Copy the lines below as they are; omit the images they contain.

* GIVEN DATA
▬▬▬▬▬▬

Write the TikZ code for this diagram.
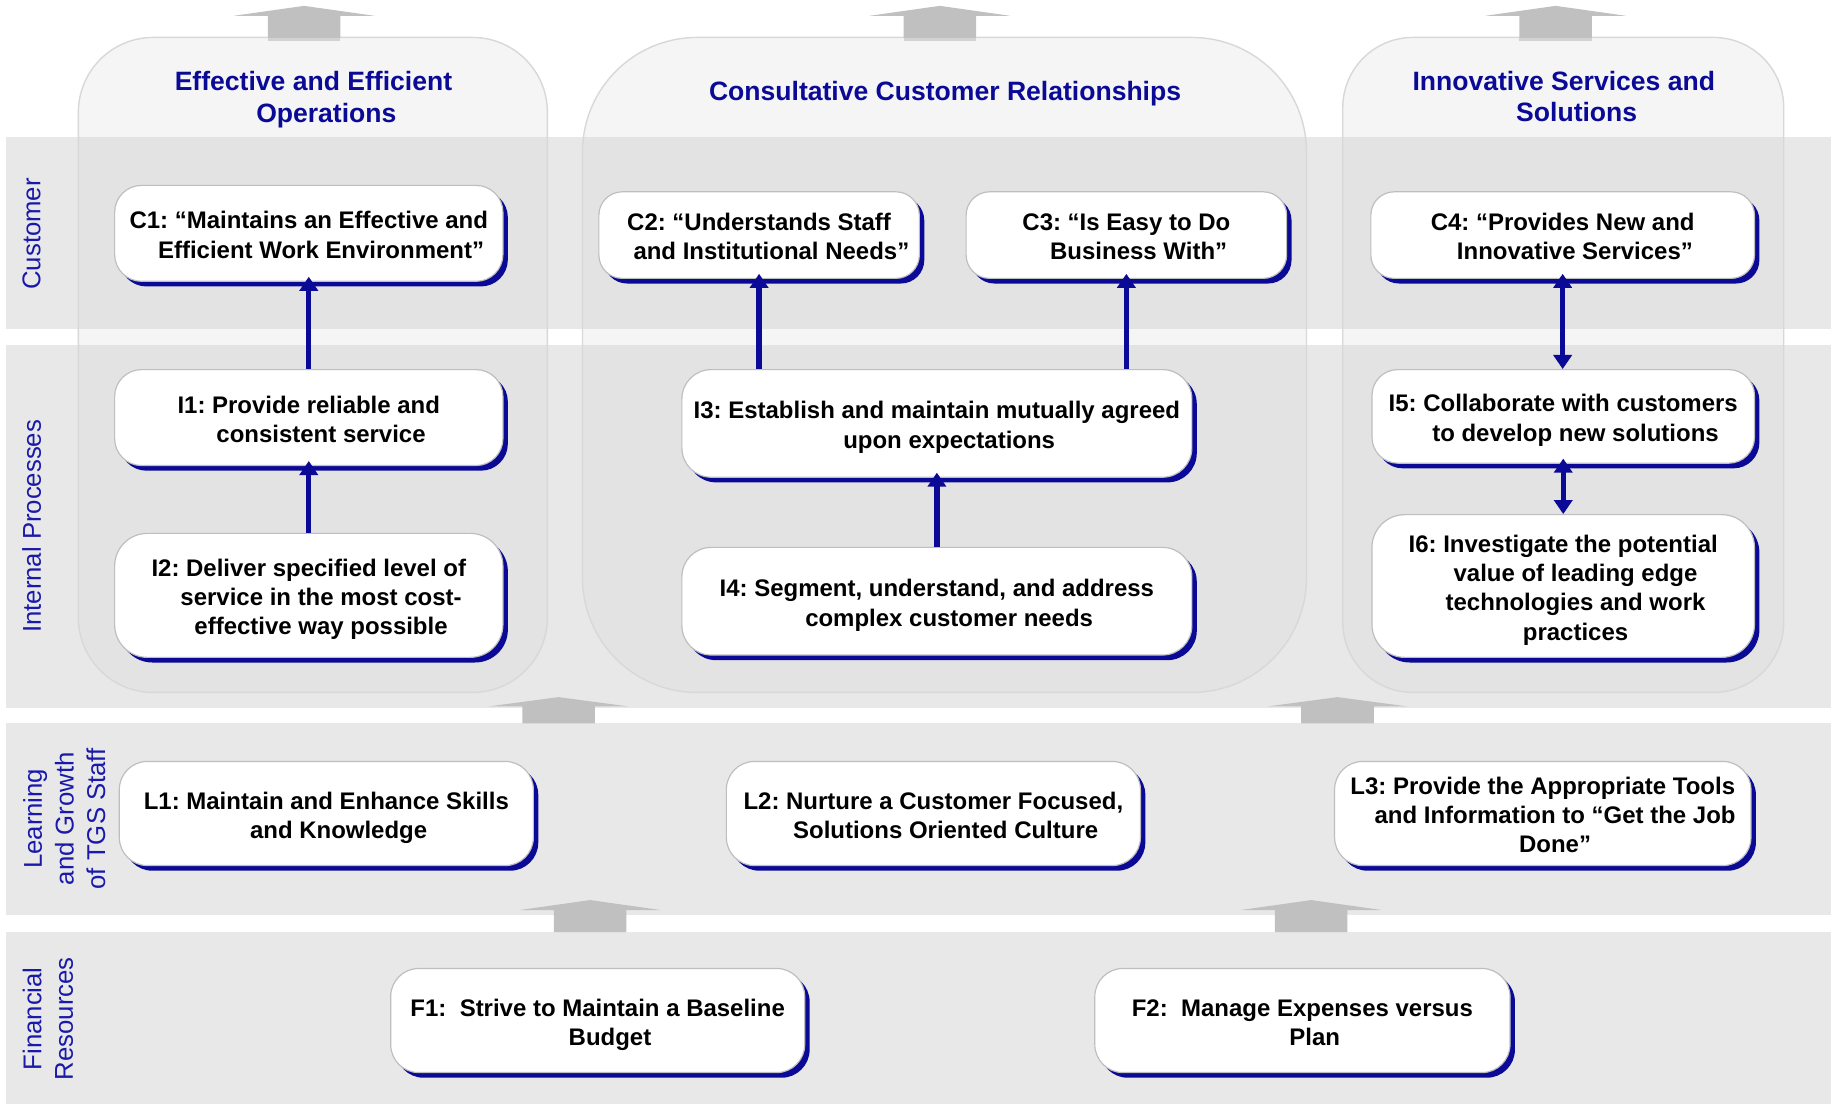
\documentclass[tikz,border=0pt]{standalone}
\usepackage{fontspec}
\setmainfont{Liberation Sans}
\usetikzlibrary{arrows.meta,shadows}
\definecolor{navy}{RGB}{10,10,150}
\definecolor{lbl}{RGB}{25,25,170}
\definecolor{band}{RGB}{232,232,232}
\definecolor{colfill}{RGB}{209,209,209}
\definecolor{colline}{RGB}{216,216,216}
\definecolor{garrow}{RGB}{192,192,192}
\definecolor{gstrip}{RGB}{210,210,210}
\definecolor{boxline}{RGB}{190,190,190}
\newcommand\garr[4]{\fill[garrow] (#1,#2) -- (#1+60,#3) -- (#1+31,#3) -- (#1+31,#4) -- (#1-31,#4) -- (#1-31,#3) -- (#1-60,#3) -- cycle;}
\newcommand\nl{\\\hspace*{10.5pt}}
\newcommand\bst{\rule{0pt}{11.2pt}}
\newcommand\est{\rule[-2.5pt]{0pt}{2.5pt}}
\frenchspacing
\begin{document}
\begin{tikzpicture}[x=0.5pt,y=-0.5pt,
  box/.style={draw=boxline, line width=0.5pt, fill=white, inner sep=0pt, align=center,
    font=\fontsize{10.25}{12.5}\selectfont\bfseries\frenchspacing, text=black,
    drop shadow={shadow xshift=2.1pt, shadow yshift=-2.2pt, fill=navy, opacity=1}},
  ttl/.style={align=center, inner sep=0pt, text=navy, font=\fontsize{11.35}{13.5}\selectfont\bfseries},
  side/.style={rotate=90, align=center, inner sep=0pt, text=lbl, font=\fontsize{11}{13.5}\selectfont},
  column/.style={fill=colfill, fill opacity=0.2, draw=colline, line width=0.6pt},
  narrow/.style={draw=navy, line width=2.25pt, -{Triangle[length=6pt,width=7.75pt]}, shorten >=-2.2pt},
  darrow/.style={draw=navy, line width=2.25pt, {Triangle[length=6pt,width=7.75pt]}-{Triangle[length=6pt,width=7.75pt]}, shorten >=-2.2pt}]
\useasboundingbox (0,0) rectangle (1568,944);
\fill[white] (0,0) rectangle (1568,944);
% bands
\fill[band] (5,117) rectangle (1565,281);
\fill[band] (5,295) rectangle (1565,605.5);
\fill[band] (5,618.5) rectangle (1565,782);
\fill[band] (5,797) rectangle (1565,944);
% columns
\draw[column, rounded corners=32pt] (67,32) rectangle (468,592);
\draw[column, rounded corners=49pt] (498,32) rectangle (1117,592);
\draw[column, rounded corners=30pt] (1148,32) rectangle (1525,592);
% gray block arrows
\garr{260}{5}{13.5}{32.5}
\garr{803.5}{5}{13.5}{32.5}
\garr{1330}{5}{13.5}{32.5}
\fill[gstrip] (229,32.5) rectangle (291,35);
\fill[gstrip] (772.5,32.5) rectangle (834.5,35);
\fill[gstrip] (1299,32.5) rectangle (1361,35);
\garr{477.5}{596}{604}{618.5}
\garr{1143.5}{596}{604}{618.5}
\garr{504.5}{769.5}{778}{797}
\garr{1121}{769.5}{778}{797}
% titles
\node[ttl] (t1) at (268,85) {Effective and Efficient\\\hspace*{11pt}Operations};
\node[ttl] (t2) at (808,80) {Consultative Customer Relationships};
\node[ttl] (t3) at (1337,82.5) {Innovative Services and\\\hspace*{11pt}Solutions};
% side labels
\node[side] (sc) at (27,200) {Customer};
\node[side] (si) at (27,450) {Internal Processes};
\node[side] (sl) at (55,700) {Learning\\and Growth\\of TGS Staff};
\node[side] (sf) at (41,871) {Financial\\Resources};
% boxes
\node[box, minimum width=166pt, minimum height=41pt, rounded corners=11.5pt] (C1) at (264,199.5) {\bst C1: “Maintains an Effective and\nl Efficient Work Environment”\est};
\node[box, minimum width=137pt, minimum height=37pt, rounded corners=10pt] (C2) at (649,201) {\bst C2: “Understands Staff\nl and Institutional Needs”\est};
\node[box, minimum width=137pt, minimum height=37pt, rounded corners=10pt] (C3) at (963,201) {\bst C3: “Is Easy to Do\nl Business With”\est};
\node[box, minimum width=164pt, minimum height=37pt, rounded corners=10pt] (C4) at (1336,201) {\bst C4: “Provides New and\nl Innovative Services”\est};
\node[box, minimum width=166pt, minimum height=41pt, rounded corners=11.5pt] (I1) at (264,357) {\bst I1: Provide reliable and\nl consistent service\est};
\node[box, minimum width=166pt, minimum height=53pt, rounded corners=14pt] (I2) at (264,509) {\bst I2: Deliver specified level of\nl service in the most cost-\nl effective way possible\est};
\node[box, minimum width=218pt, minimum height=46pt, rounded corners=12.5pt] (I3) at (801,362) {\bst I3: Establish and maintain mutually agreed\nl upon expectations\est};
\node[box, minimum width=218pt, minimum height=46pt, rounded corners=12.5pt] (I4) at (801,514) {\bst I4: Segment, understand, and address\nl complex customer needs\est};
\node[box, minimum width=163.5pt, minimum height=40pt, rounded corners=11pt] (I5) at (1336.5,356) {\bst I5: Collaborate with customers\nl to develop new solutions\est};
\node[box, minimum width=163.5pt, minimum height=61pt, rounded corners=14pt] (I6) at (1336.5,501) {\bst I6: Investigate the potential\nl value of leading edge\nl technologies and work\nl practices\est};
\node[box, minimum width=177pt, minimum height=44.5pt, rounded corners=12pt] (L1) at (279,695.5) {\bst L1: Maintain and Enhance Skills\nl and Knowledge\est};
\node[box, minimum width=177pt, minimum height=44.5pt, rounded corners=12pt] (L2) at (798,695.5) {\bst L2: Nurture a Customer Focused,\nl Solutions Oriented Culture\est};
\node[box, minimum width=178pt, minimum height=44.5pt, rounded corners=12pt] (L3) at (1319,695.5) {\bst L3: Provide the Appropriate Tools\nl and Information to “Get the Job\nl Done”\est};
\node[box, minimum width=177pt, minimum height=44.5pt, rounded corners=12pt] (F1) at (511,872.5) {\bst F1:\ \ Strive to Maintain a Baseline\nl Budget\est};
\node[box, minimum width=177.5pt, minimum height=44.5pt, rounded corners=12pt] (F2) at (1113.5,872.5) {\bst F2:\ \ Manage Expenses versus\nl Plan\est};
% connectors
\draw[narrow] (I1.north) -- (C1.south);
\draw[narrow] (I2.north) -- (I1.south);
\draw[narrow] (C2.south |- I3.north) -- (C2.south);
\draw[narrow] (C3.south |- I3.north) -- (C3.south);
\draw[narrow] (I4.north) -- (I3.south);
\draw[darrow] (C4.south |- I5.north) -- (C4.south);
\draw[darrow] (I5.south |- I6.north) -- (I5.south);
\end{tikzpicture}
\end{document}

▬▬▬▬▬▬

* TASK ANSWER
Write the TikZ code for this diagram.
\documentclass[tikz,border=0pt]{standalone}
\usepackage{fontspec}
\setmainfont{Liberation Sans}
\usetikzlibrary{arrows.meta,shadows}
\definecolor{navy}{RGB}{10,10,150}
\definecolor{lbl}{RGB}{25,25,170}
\definecolor{band}{RGB}{232,232,232}
\definecolor{colfill}{RGB}{209,209,209}
\definecolor{colline}{RGB}{216,216,216}
\definecolor{garrow}{RGB}{192,192,192}
\definecolor{gstrip}{RGB}{210,210,210}
\definecolor{boxline}{RGB}{190,190,190}
\newcommand\garr[4]{\fill[garrow] (#1,#2) -- (#1+60,#3) -- (#1+31,#3) -- (#1+31,#4) -- (#1-31,#4) -- (#1-31,#3) -- (#1-60,#3) -- cycle;}
\newcommand\nl{\\\hspace*{10.5pt}}
\newcommand\bst{\rule{0pt}{11.2pt}}
\newcommand\est{\rule[-2.5pt]{0pt}{2.5pt}}
\frenchspacing
\begin{document}
\begin{tikzpicture}[x=0.5pt,y=-0.5pt,
  box/.style={draw=boxline, line width=0.5pt, fill=white, inner sep=0pt, align=center,
    font=\fontsize{10.25}{12.5}\selectfont\bfseries\frenchspacing, text=black,
    drop shadow={shadow xshift=2.1pt, shadow yshift=-2.2pt, fill=navy, opacity=1}},
  ttl/.style={align=center, inner sep=0pt, text=navy, font=\fontsize{11.35}{13.5}\selectfont\bfseries},
  side/.style={rotate=90, align=center, inner sep=0pt, text=lbl, font=\fontsize{11}{13.5}\selectfont},
  column/.style={fill=colfill, fill opacity=0.2, draw=colline, line width=0.6pt},
  narrow/.style={draw=navy, line width=2.25pt, -{Triangle[length=6pt,width=7.75pt]}, shorten >=-2.2pt},
  darrow/.style={draw=navy, line width=2.25pt, {Triangle[length=6pt,width=7.75pt]}-{Triangle[length=6pt,width=7.75pt]}, shorten >=-2.2pt}]
\useasboundingbox (0,0) rectangle (1568,944);
\fill[white] (0,0) rectangle (1568,944);
% bands
\fill[band] (5,117) rectangle (1565,281);
\fill[band] (5,295) rectangle (1565,605.5);
\fill[band] (5,618.5) rectangle (1565,782);
\fill[band] (5,797) rectangle (1565,944);
% columns
\draw[column, rounded corners=32pt] (67,32) rectangle (468,592);
\draw[column, rounded corners=49pt] (498,32) rectangle (1117,592);
\draw[column, rounded corners=30pt] (1148,32) rectangle (1525,592);
% gray block arrows
\garr{260}{5}{13.5}{32.5}
\garr{803.5}{5}{13.5}{32.5}
\garr{1330}{5}{13.5}{32.5}
\fill[gstrip] (229,32.5) rectangle (291,35);
\fill[gstrip] (772.5,32.5) rectangle (834.5,35);
\fill[gstrip] (1299,32.5) rectangle (1361,35);
\garr{477.5}{596}{604}{618.5}
\garr{1143.5}{596}{604}{618.5}
\garr{504.5}{769.5}{778}{797}
\garr{1121}{769.5}{778}{797}
% titles
\node[ttl] (t1) at (268,85) {Effective and Efficient\\\hspace*{11pt}Operations};
\node[ttl] (t2) at (808,80) {Consultative Customer Relationships};
\node[ttl] (t3) at (1337,82.5) {Innovative Services and\\\hspace*{11pt}Solutions};
% side labels
\node[side] (sc) at (27,200) {Customer};
\node[side] (si) at (27,450) {Internal Processes};
\node[side] (sl) at (55,700) {Learning\\and Growth\\of TGS Staff};
\node[side] (sf) at (41,871) {Financial\\Resources};
% boxes
\node[box, minimum width=166pt, minimum height=41pt, rounded corners=11.5pt] (C1) at (264,199.5) {\bst C1: “Maintains an Effective and\nl Efficient Work Environment”\est};
\node[box, minimum width=137pt, minimum height=37pt, rounded corners=10pt] (C2) at (649,201) {\bst C2: “Understands Staff\nl and Institutional Needs”\est};
\node[box, minimum width=137pt, minimum height=37pt, rounded corners=10pt] (C3) at (963,201) {\bst C3: “Is Easy to Do\nl Business With”\est};
\node[box, minimum width=164pt, minimum height=37pt, rounded corners=10pt] (C4) at (1336,201) {\bst C4: “Provides New and\nl Innovative Services”\est};
\node[box, minimum width=166pt, minimum height=41pt, rounded corners=11.5pt] (I1) at (264,357) {\bst I1: Provide reliable and\nl consistent service\est};
\node[box, minimum width=166pt, minimum height=53pt, rounded corners=14pt] (I2) at (264,509) {\bst I2: Deliver specified level of\nl service in the most cost-\nl effective way possible\est};
\node[box, minimum width=218pt, minimum height=46pt, rounded corners=12.5pt] (I3) at (801,362) {\bst I3: Establish and maintain mutually agreed\nl upon expectations\est};
\node[box, minimum width=218pt, minimum height=46pt, rounded corners=12.5pt] (I4) at (801,514) {\bst I4: Segment, understand, and address\nl complex customer needs\est};
\node[box, minimum width=163.5pt, minimum height=40pt, rounded corners=11pt] (I5) at (1336.5,356) {\bst I5: Collaborate with customers\nl to develop new solutions\est};
\node[box, minimum width=163.5pt, minimum height=61pt, rounded corners=14pt] (I6) at (1336.5,501) {\bst I6: Investigate the potential\nl value of leading edge\nl technologies and work\nl practices\est};
\node[box, minimum width=177pt, minimum height=44.5pt, rounded corners=12pt] (L1) at (279,695.5) {\bst L1: Maintain and Enhance Skills\nl and Knowledge\est};
\node[box, minimum width=177pt, minimum height=44.5pt, rounded corners=12pt] (L2) at (798,695.5) {\bst L2: Nurture a Customer Focused,\nl Solutions Oriented Culture\est};
\node[box, minimum width=178pt, minimum height=44.5pt, rounded corners=12pt] (L3) at (1319,695.5) {\bst L3: Provide the Appropriate Tools\nl and Information to “Get the Job\nl Done”\est};
\node[box, minimum width=177pt, minimum height=44.5pt, rounded corners=12pt] (F1) at (511,872.5) {\bst F1:\ \ Strive to Maintain a Baseline\nl Budget\est};
\node[box, minimum width=177.5pt, minimum height=44.5pt, rounded corners=12pt] (F2) at (1113.5,872.5) {\bst F2:\ \ Manage Expenses versus\nl Plan\est};
% connectors
\draw[narrow] (I1.north) -- (C1.south);
\draw[narrow] (I2.north) -- (I1.south);
\draw[narrow] (C2.south |- I3.north) -- (C2.south);
\draw[narrow] (C3.south |- I3.north) -- (C3.south);
\draw[narrow] (I4.north) -- (I3.south);
\draw[darrow] (C4.south |- I5.north) -- (C4.south);
\draw[darrow] (I5.south |- I6.north) -- (I5.south);
\end{tikzpicture}
\end{document}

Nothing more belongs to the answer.